Soong Ching-ling was born to businessman and missionary Charlie Soong in what is now Chuansha, a district of Pudong, Shanghai, the second of six children. She attended McTyeire School for Girls in Shanghai, and graduated from Wesleyan College in Macon, Georgia, United States. Like her sisters, she spoke fluent English due to being educated in English for most of her life. Her Christian name was Rosamonde (in her early years, her passport name was spelled as Chung-ling Soong, and in her Wesleyan College diploma, her name was Rosamonde Chung-ling Soong).

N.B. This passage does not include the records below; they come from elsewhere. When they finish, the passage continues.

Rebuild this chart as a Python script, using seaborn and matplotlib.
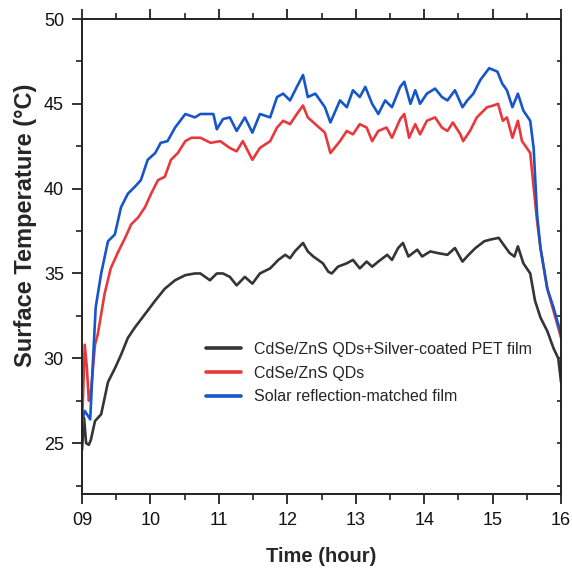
import numpy as np
import pandas as pd
import matplotlib
matplotlib.use("Agg")
import matplotlib.pyplot as plt
import seaborn as sns
from matplotlib.ticker import MultipleLocator

sns.set_style("white")
plt.rcParams['font.family'] = ['Liberation Sans', 'DejaVu Sans']

series_names = ["CdSe/ZnS QDs+Silver-coated PET film", "CdSe/ZnS QDs", "Solar reflection-matched film"]
series_colors = ["#353535", "#e8383c", "#1756c8"]

black_t = [9.00, 9.03, 9.06, 9.10, 9.13, 9.19, 9.28, 9.38, 9.48, 9.57, 9.67, 9.77, 9.92, 10.07, 10.15, 10.21,
           10.36, 10.51, 10.65, 10.73, 10.87, 10.97, 11.06, 11.16, 11.26, 11.38, 11.49, 11.60, 11.75, 11.87,
           11.97, 12.04, 12.11, 12.23, 12.30, 12.38, 12.45, 12.52, 12.60, 12.65, 12.74, 12.87, 12.96, 13.06,
           13.16, 13.24, 13.33, 13.46, 13.53, 13.62, 13.69, 13.77, 13.90, 13.97, 14.09, 14.20, 14.34, 14.45,
           14.56, 14.65, 14.75, 14.88, 14.97, 15.09, 15.16, 15.25, 15.32, 15.37, 15.45, 15.55, 15.62, 15.70,
           15.80, 15.89, 15.96, 16.00]
black_v = [24.6, 26.5, 25.0, 24.9, 25.2, 26.3, 26.7, 28.6, 29.4, 30.2, 31.2, 31.8, 32.6, 33.4, 33.8, 34.1,
           34.6, 34.9, 35.0, 35.0, 34.6, 35.0, 35.0, 34.8, 34.3, 34.8, 34.4, 35.0, 35.3, 35.8,
           36.1, 35.9, 36.3, 36.8, 36.3, 36.0, 35.8, 35.6, 35.1, 35.0, 35.4, 35.6, 35.8, 35.3,
           35.7, 35.4, 35.7, 36.1, 35.8, 36.5, 36.8, 36.0, 36.4, 36.0, 36.3, 36.2, 36.1, 36.5,
           35.7, 36.1, 36.5, 36.9, 37.0, 37.1, 36.7, 36.2, 36.0, 36.6, 35.6, 35.0, 33.4, 32.4,
           31.6, 30.6, 30.0, 28.6]

red_t = [9.00, 9.04, 9.07, 9.10, 9.13, 9.19, 9.23, 9.33, 9.42, 9.52, 9.63, 9.72, 9.82, 9.92, 10.01, 10.11,
         10.21, 10.30, 10.40, 10.51, 10.60, 10.73, 10.88, 11.02, 11.16, 11.26, 11.35, 11.49, 11.60, 11.75,
         11.85, 11.94, 12.04, 12.14, 12.23, 12.30, 12.41, 12.55, 12.63, 12.77, 12.87, 12.96, 13.06, 13.16,
         13.24, 13.33, 13.45, 13.53, 13.65, 13.71, 13.78, 13.87, 13.94, 14.04, 14.16, 14.26, 14.34, 14.42,
         14.53, 14.57, 14.67, 14.77, 14.92, 15.01, 15.08, 15.15, 15.21, 15.29, 15.37, 15.43, 15.50, 15.55,
         15.60, 15.65, 15.70, 15.80, 15.89, 15.96, 16.00]
red_v = [26.0, 30.8, 29.5, 27.5, 28.0, 30.8, 31.4, 33.8, 35.3, 36.2, 37.1, 37.9, 38.3, 38.9, 39.7, 40.5,
         40.7, 41.7, 42.1, 42.8, 43.0, 43.0, 42.7, 42.8, 42.4, 42.2, 42.8, 41.7, 42.4, 42.8,
         43.6, 44.0, 43.8, 44.4, 44.9, 44.2, 43.8, 43.3, 42.1, 42.8, 43.4, 43.2, 43.8, 43.6,
         42.8, 43.4, 43.6, 43.0, 44.1, 44.4, 43.0, 43.8, 43.2, 44.0, 44.2, 43.6, 43.4, 43.9,
         43.2, 42.8, 43.4, 44.2, 44.8, 44.9, 45.0, 44.0, 44.2, 43.0, 44.0, 42.8, 42.4, 42.1,
         40.1, 38.1, 36.5, 34.1, 32.8, 31.8, 31.2]

blue_t = [9.00, 9.04, 9.12, 9.16, 9.20, 9.28, 9.38, 9.48, 9.57, 9.67, 9.77, 9.86, 9.96, 10.07, 10.15, 10.25,
          10.36, 10.51, 10.65, 10.73, 10.92, 10.97, 11.06, 11.16, 11.26, 11.38, 11.49, 11.60, 11.75, 11.85,
          11.94, 12.04, 12.14, 12.23, 12.30, 12.41, 12.55, 12.63, 12.77, 12.87, 12.96, 13.06, 13.14, 13.24,
          13.33, 13.43, 13.53, 13.65, 13.71, 13.80, 13.87, 13.94, 14.04, 14.16, 14.26, 14.34, 14.45, 14.56,
          14.63, 14.72, 14.82, 14.95, 15.07, 15.14, 15.21, 15.29, 15.37, 15.45, 15.55, 15.60, 15.65, 15.70,
          15.80, 15.89, 15.96, 16.00]
blue_v = [26.3, 26.9, 26.4, 29.8, 33.0, 35.0, 36.9, 37.3, 38.9, 39.7, 40.1, 40.5, 41.7, 42.1, 42.7, 42.8,
          43.6, 44.4, 44.2, 44.4, 44.4, 43.5, 44.1, 44.2, 43.4, 44.2, 43.3, 44.4, 44.2, 45.4,
          45.6, 45.2, 46.0, 46.7, 45.4, 45.6, 44.8, 43.9, 45.2, 44.8, 45.8, 45.4, 46.0, 45.0,
          44.4, 45.2, 44.8, 46.0, 46.3, 45.0, 45.8, 45.0, 45.6, 45.9, 45.4, 45.2, 45.8, 44.8,
          45.2, 45.6, 46.4, 47.1, 46.9, 46.2, 45.8, 44.8, 45.6, 44.6, 44.0, 42.4, 38.5, 36.5,
          34.1, 33.0, 32.0, 31.4]

x_ticks = [9, 10, 11, 12, 13, 14, 15, 16]
x_tick_labels = ["09", "10", "11", "12", "13", "14", "15", "16"]
y_ticks = [25, 30, 35, 40, 45, 50]

frames = []
for name, t, v in zip(series_names, [black_t, red_t, blue_t], [black_v, red_v, blue_v]):
    frames.append(pd.DataFrame({"Time": t, "Temp": v, "Sample": name}))
df = pd.concat(frames, ignore_index=True)

W, H = 572, 569
fig = plt.figure(figsize=(W / 100, H / 100), dpi=100)
ax = fig.add_axes([82 / W, (H - 494) / H, 479 / W, 475 / H])

sns.lineplot(data=df, x="Time", y="Temp", hue="Sample", hue_order=series_names,
             palette=dict(zip(series_names, series_colors)), sort=False, estimator=None,
             linewidth=1.9, ax=ax)

ax.set_xlim(9, 16)
ax.set_ylim(22, 50)
ax.set_xticks(x_ticks)
ax.set_xticklabels(x_tick_labels)
ax.set_yticks(y_ticks)
ax.xaxis.set_minor_locator(MultipleLocator(0.5))
ax.yaxis.set_minor_locator(MultipleLocator(2.5))

for s in ax.spines.values():
    s.set_linewidth(1.4)
    s.set_color("#222222")

ax.tick_params(which="both", direction="out", top=True, bottom=True, left=True, right=False,
               labelsize=13, colors="#222222", labelcolor="#111111")
ax.tick_params(which="major", length=7, width=1.3, pad=6)
ax.tick_params(which="minor", length=4, width=1.2)

sec = ax.secondary_yaxis("right")
sec.set_yticks(y_ticks)
sec.yaxis.set_minor_locator(MultipleLocator(2.5))
sec.tick_params(which="both", direction="in", length=3, width=1.2, labelright=False, colors="#222222")
sec.spines["right"].set_visible(False)

ax.set_xlabel("Time (hour)", fontsize=14.5, fontweight="bold", labelpad=13)
ax.set_ylabel("Surface Temperature (°C)", fontsize=17, fontweight="bold")
ax.yaxis.set_label_coords(-0.093, 0.566)

leg = ax.legend(loc="lower left", bbox_to_anchor=(0.245, 0.175), frameon=False, fontsize=11.5,
                handlelength=2.2, handletextpad=0.8, labelspacing=0.55, borderaxespad=0)
for line in leg.get_lines():
    line.set_linewidth(2.6)

fig.savefig("out.png", dpi=100)
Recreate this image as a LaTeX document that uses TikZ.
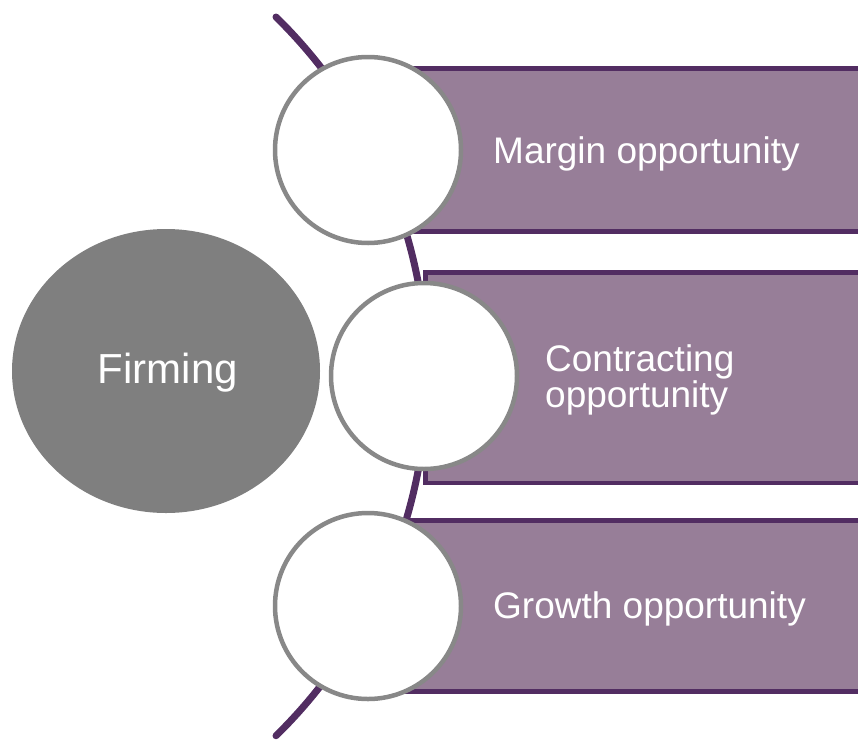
\documentclass[tikz,border=0pt]{standalone}
\usepackage{fontspec}
\setmainfont{Liberation Sans}
\usetikzlibrary{shapes.geometric}
\definecolor{arcpurple}{HTML}{522D62}
\definecolor{barfill}{HTML}{977E98}
\definecolor{ringgray}{HTML}{888888}
\definecolor{hubgray}{HTML}{7F7F7F}
\tikzset{
  bar/.style={draw=arcpurple, line width=4.5pt, fill=barfill, rectangle, inner sep=0pt, outer sep=0pt, anchor=north west},
  ring/.style={draw=ringgray, line width=4.5pt, fill=white, circle, inner sep=0pt, minimum size=186pt},
  hub/.style={fill=hubgray, ellipse, inner sep=0pt, minimum width=308pt, minimum height=284pt},
  lbl/.style={text=white, inner sep=0pt, font=\fontsize{37}{33}\selectfont},
  arcline/.style={draw=arcpurple, line width=7pt, line cap=round}
}
\begin{document}
\begin{tikzpicture}[x=1pt,y=-1pt]
\useasboundingbox (0,0) rectangle (858,739);
\clip (0,0) rectangle (858,739);
\coordinate (atop) at (276,17);
\draw[arcline] (atop) arc[start angle=-45.6, end angle=45.6, radius=503] coordinate (abot);
\node[bar, minimum width=490pt, minimum height=163pt] (b1) at (380,68.5) {};
\node[bar, minimum width=450pt, minimum height=210.5pt] (b2) at (425.5,272.5) {};
\node[bar, minimum width=490pt, minimum height=171pt] (b3) at (380,520.5) {};
\node[ring] (c1) at (368,150) {};
\node[ring] (c2) at (424,376) {};
\node[ring] (c3) at (368,606) {};
\node[hub] (hub) at (166,371) {};
\node[text=white, inner sep=0pt, font=\fontsize{42}{46}\selectfont, anchor=base] (firm) at (168,383) {Firming};
\node[lbl, anchor=base west] (t1) at (493,163) {Margin opportunity};
\node[lbl, anchor=west, align=left] (t2) at (545,380) {Contracting\\opportunity};
\node[lbl, anchor=base west] (t3) at (493,618) {Growth opportunity};
\end{tikzpicture}
\end{document}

Soong married Sun Yat-sen, leader of China's 1911 revolution and founder of the Kuomintang (KMT or Nationalist Party), on October 25, 1915, even though her parents greatly opposed the match. (Dr. Sun was 26 years her senior.) After Sun's death in 1925, she was elected to the KMT Central Executive Committee. However, she left China for Moscow after the expulsion of the Communists from the KMT in 1927, accusing the KMT of betraying her husband's legacy. Her younger sister, May-ling, married Chiang Kai-shek shortly afterward, making Chiang Soong's brother-in-law.
Soong returned to China in June 1929 when Sun Yat-sen was moved from his temporary burial site in Beijing to a new memorial in Nanjing, but left again three months later, and did not return until July 1931, when her mother died. During the Chinese Civil War, Soong permanently broke with her family and supported the Communists. With the collapse of the Nationalist government and the Communist victory in the civil war, she left Shanghai in September 1949 to attend the Chinese People's Political Consultative Conference (CPPCC), convened in Beijing by the Chinese Communist Party to establish a new Central People's Government. On October 1, she was a guest at the ceremony in Tiananmen Square marking the birth of the new People's Republic of China.